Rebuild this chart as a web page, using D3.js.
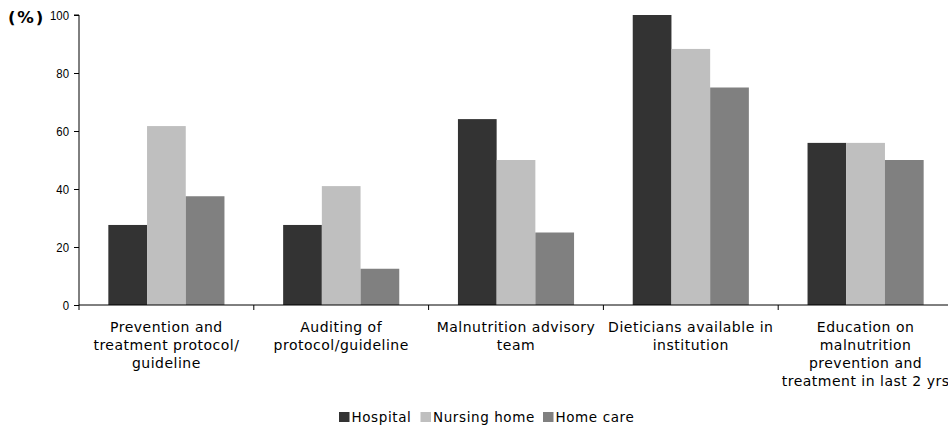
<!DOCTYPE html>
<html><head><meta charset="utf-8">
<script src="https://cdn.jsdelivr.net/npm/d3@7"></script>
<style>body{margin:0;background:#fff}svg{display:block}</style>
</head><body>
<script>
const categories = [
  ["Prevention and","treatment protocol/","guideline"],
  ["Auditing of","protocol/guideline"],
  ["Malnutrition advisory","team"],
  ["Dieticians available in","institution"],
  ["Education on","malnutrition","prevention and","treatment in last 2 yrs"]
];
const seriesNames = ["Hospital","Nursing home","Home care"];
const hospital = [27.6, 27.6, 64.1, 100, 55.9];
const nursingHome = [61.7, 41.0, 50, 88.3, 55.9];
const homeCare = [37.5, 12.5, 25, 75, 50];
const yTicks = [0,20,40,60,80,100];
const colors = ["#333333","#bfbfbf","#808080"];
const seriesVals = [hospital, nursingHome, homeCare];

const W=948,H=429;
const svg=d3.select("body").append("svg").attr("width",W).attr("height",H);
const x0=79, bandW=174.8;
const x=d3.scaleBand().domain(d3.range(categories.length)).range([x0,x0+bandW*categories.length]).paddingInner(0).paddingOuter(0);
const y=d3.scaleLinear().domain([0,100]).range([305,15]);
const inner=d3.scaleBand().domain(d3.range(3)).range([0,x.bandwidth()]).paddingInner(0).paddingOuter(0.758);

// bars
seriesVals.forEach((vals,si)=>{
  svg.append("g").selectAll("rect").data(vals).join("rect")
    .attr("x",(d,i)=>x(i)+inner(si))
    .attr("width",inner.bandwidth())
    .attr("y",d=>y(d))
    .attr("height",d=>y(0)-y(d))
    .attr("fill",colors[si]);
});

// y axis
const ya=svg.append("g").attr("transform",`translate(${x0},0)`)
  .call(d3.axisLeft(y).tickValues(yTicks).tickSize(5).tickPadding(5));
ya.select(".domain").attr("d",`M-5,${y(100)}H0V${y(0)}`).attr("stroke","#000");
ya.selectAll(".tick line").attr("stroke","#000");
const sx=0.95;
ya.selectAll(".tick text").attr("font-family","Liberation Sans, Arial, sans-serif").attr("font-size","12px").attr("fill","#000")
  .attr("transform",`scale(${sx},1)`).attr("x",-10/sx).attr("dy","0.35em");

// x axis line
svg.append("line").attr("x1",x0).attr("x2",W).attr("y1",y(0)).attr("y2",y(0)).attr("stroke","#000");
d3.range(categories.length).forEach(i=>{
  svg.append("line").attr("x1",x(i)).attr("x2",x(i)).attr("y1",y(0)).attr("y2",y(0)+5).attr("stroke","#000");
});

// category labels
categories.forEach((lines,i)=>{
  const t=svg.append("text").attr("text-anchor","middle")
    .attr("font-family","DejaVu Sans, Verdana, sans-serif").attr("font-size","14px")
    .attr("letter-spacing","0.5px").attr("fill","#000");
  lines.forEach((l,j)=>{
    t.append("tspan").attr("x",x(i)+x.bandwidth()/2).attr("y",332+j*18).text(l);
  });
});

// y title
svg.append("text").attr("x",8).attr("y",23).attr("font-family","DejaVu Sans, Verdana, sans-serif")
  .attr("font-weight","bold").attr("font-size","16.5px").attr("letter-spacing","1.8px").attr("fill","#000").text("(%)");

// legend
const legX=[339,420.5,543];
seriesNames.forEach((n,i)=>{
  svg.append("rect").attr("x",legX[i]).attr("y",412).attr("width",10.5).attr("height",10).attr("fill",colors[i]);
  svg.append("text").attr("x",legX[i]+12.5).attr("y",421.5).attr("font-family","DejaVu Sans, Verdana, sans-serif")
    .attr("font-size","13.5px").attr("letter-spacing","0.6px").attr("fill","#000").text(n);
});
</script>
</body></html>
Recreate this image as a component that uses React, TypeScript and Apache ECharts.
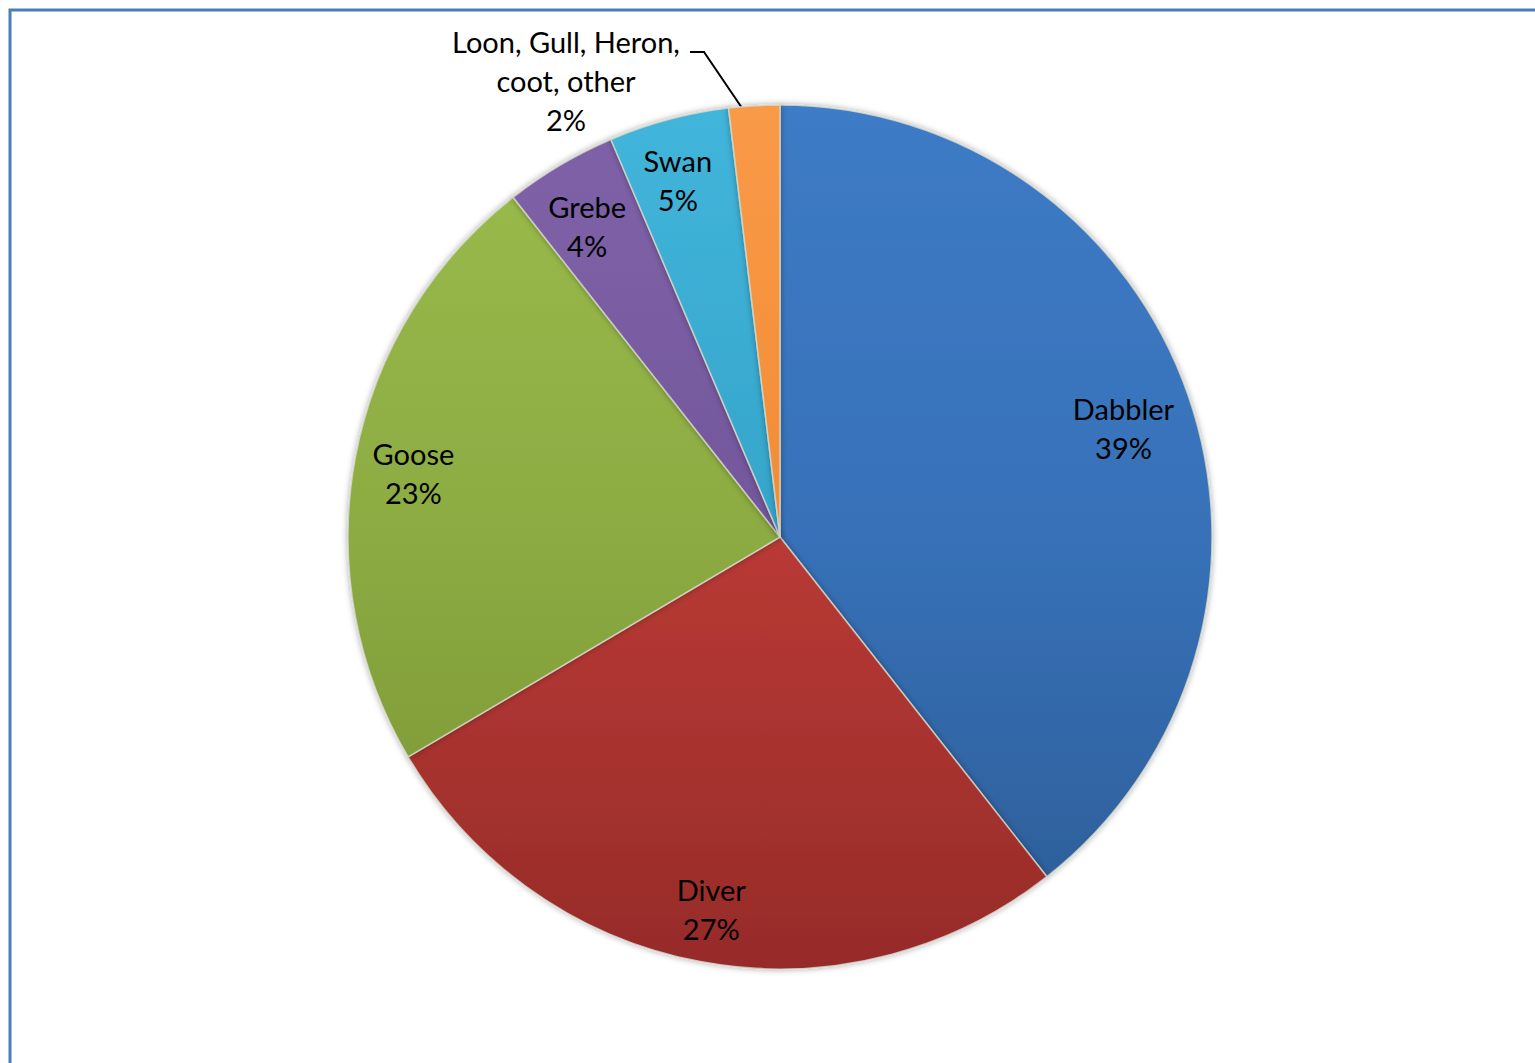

**Exercise directions:**
Copy every record above exactly as written, but leave out the pictures.

**Response to the task:**
Rebuild this chart as a web page, using D3.js.
<!DOCTYPE html>
<html><head><meta charset="utf-8">
<script src="https://cdn.jsdelivr.net/npm/d3@7"></script>
<style>body{margin:0;background:#fff}svg{display:block}</style>
</head><body>
<script>
const categories = [
  ["Prevention and","treatment protocol/","guideline"],
  ["Auditing of","protocol/guideline"],
  ["Malnutrition advisory","team"],
  ["Dieticians available in","institution"],
  ["Education on","malnutrition","prevention and","treatment in last 2 yrs"]
];
const seriesNames = ["Hospital","Nursing home","Home care"];
const hospital = [27.6, 27.6, 64.1, 100, 55.9];
const nursingHome = [61.7, 41.0, 50, 88.3, 55.9];
const homeCare = [37.5, 12.5, 25, 75, 50];
const yTicks = [0,20,40,60,80,100];
const colors = ["#333333","#bfbfbf","#808080"];
const seriesVals = [hospital, nursingHome, homeCare];

const W=948,H=429;
const svg=d3.select("body").append("svg").attr("width",W).attr("height",H);
const x0=79, bandW=174.8;
const x=d3.scaleBand().domain(d3.range(categories.length)).range([x0,x0+bandW*categories.length]).paddingInner(0).paddingOuter(0);
const y=d3.scaleLinear().domain([0,100]).range([305,15]);
const inner=d3.scaleBand().domain(d3.range(3)).range([0,x.bandwidth()]).paddingInner(0).paddingOuter(0.758);

// bars
seriesVals.forEach((vals,si)=>{
  svg.append("g").selectAll("rect").data(vals).join("rect")
    .attr("x",(d,i)=>x(i)+inner(si))
    .attr("width",inner.bandwidth())
    .attr("y",d=>y(d))
    .attr("height",d=>y(0)-y(d))
    .attr("fill",colors[si]);
});

// y axis
const ya=svg.append("g").attr("transform",`translate(${x0},0)`)
  .call(d3.axisLeft(y).tickValues(yTicks).tickSize(5).tickPadding(5));
ya.select(".domain").attr("d",`M-5,${y(100)}H0V${y(0)}`).attr("stroke","#000");
ya.selectAll(".tick line").attr("stroke","#000");
const sx=0.95;
ya.selectAll(".tick text").attr("font-family","Liberation Sans, Arial, sans-serif").attr("font-size","12px").attr("fill","#000")
  .attr("transform",`scale(${sx},1)`).attr("x",-10/sx).attr("dy","0.35em");

// x axis line
svg.append("line").attr("x1",x0).attr("x2",W).attr("y1",y(0)).attr("y2",y(0)).attr("stroke","#000");
d3.range(categories.length).forEach(i=>{
  svg.append("line").attr("x1",x(i)).attr("x2",x(i)).attr("y1",y(0)).attr("y2",y(0)+5).attr("stroke","#000");
});

// category labels
categories.forEach((lines,i)=>{
  const t=svg.append("text").attr("text-anchor","middle")
    .attr("font-family","DejaVu Sans, Verdana, sans-serif").attr("font-size","14px")
    .attr("letter-spacing","0.5px").attr("fill","#000");
  lines.forEach((l,j)=>{
    t.append("tspan").attr("x",x(i)+x.bandwidth()/2).attr("y",332+j*18).text(l);
  });
});

// y title
svg.append("text").attr("x",8).attr("y",23).attr("font-family","DejaVu Sans, Verdana, sans-serif")
  .attr("font-weight","bold").attr("font-size","16.5px").attr("letter-spacing","1.8px").attr("fill","#000").text("(%)");

// legend
const legX=[339,420.5,543];
seriesNames.forEach((n,i)=>{
  svg.append("rect").attr("x",legX[i]).attr("y",412).attr("width",10.5).attr("height",10).attr("fill",colors[i]);
  svg.append("text").attr("x",legX[i]+12.5).attr("y",421.5).attr("font-family","DejaVu Sans, Verdana, sans-serif")
    .attr("font-size","13.5px").attr("letter-spacing","0.6px").attr("fill","#000").text(n);
});
</script>
</body></html>
Recreate this image as a component that uses React, TypeScript and Apache ECharts.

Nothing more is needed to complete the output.